The L2TP protocol can terminate a session when the LNS disconnects the session, or when the underlying tunnel is removed (for example, because of a timeout). In this case, the BNG-UP sends to the MAG-c a PFCP Session Report Request with the User Plane Inactivity Report flag set in the Report Type IE. In response, the MAG-c sends a PFCP Session Deletion Request to the BNG-UP to clean up the session.

Interaction between PFCP and L2TP timeout

The BNG-UP runs a function to detect unreachable L2TP LNS servers:

When an L2TP LNS server is unreachable (the L2TP message times out after the last retry), the BNG-UP puts the LNS server in a temporary deny list and does not reconsider the server for this and any following sessions. When all tunnels for a session are unreachable, the BNG-UP indicates setup failure in the PFCP Session Modification message.

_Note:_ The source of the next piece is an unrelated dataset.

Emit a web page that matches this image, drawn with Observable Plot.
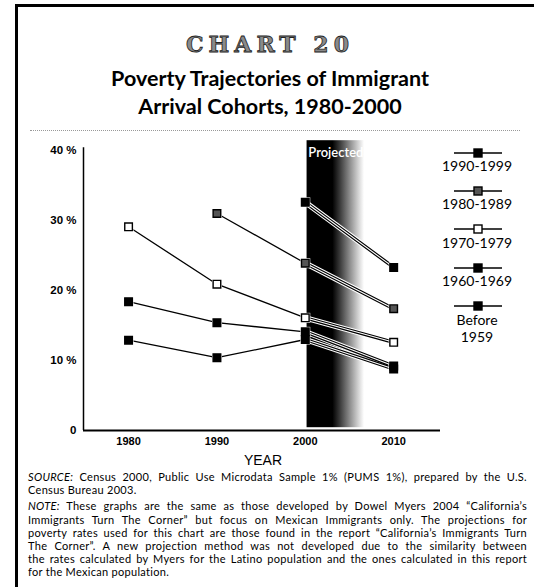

The MAG-c runs a function to detect PFCP message timeouts:

The MAG-c times out the PFCP Session Modification message based on the configuration of the message-retransmit command in the following context.
configure mobile-gateway profile pfcp pfcp-profile
When a PFCP timeout is detected, the MAG-c triggers a PFCP Session Deletion message to clean up the BNG-UP state. Because the BNG-UP does not know the reason of deletion, it cancels the session and, or the tunnel setup without moving the tunnel to a temporary deny list.
Because those two detection functions run in contention with each other, it is important that the L2TP message timeout is lower than the PFCP message timeout. To configure the L2TP message timeout, use the max-retries-non-established and max-retries-established commands in the following context, or their equivalents in the authentication attributes.
configure mobile-gateway profile bng l2tp-group
Those commands configure the number of retries before a non-established or established tunnel is considered unreachable. The first retry is sent after one second, the second retry after two seconds, the third retry after four seconds, and each subsequent retry after eight seconds. The total timeout must be lower than the PFCP message timeout. For example, if a maximum of two retries is configured, the total timeout is seven seconds (1 + 2 + 4).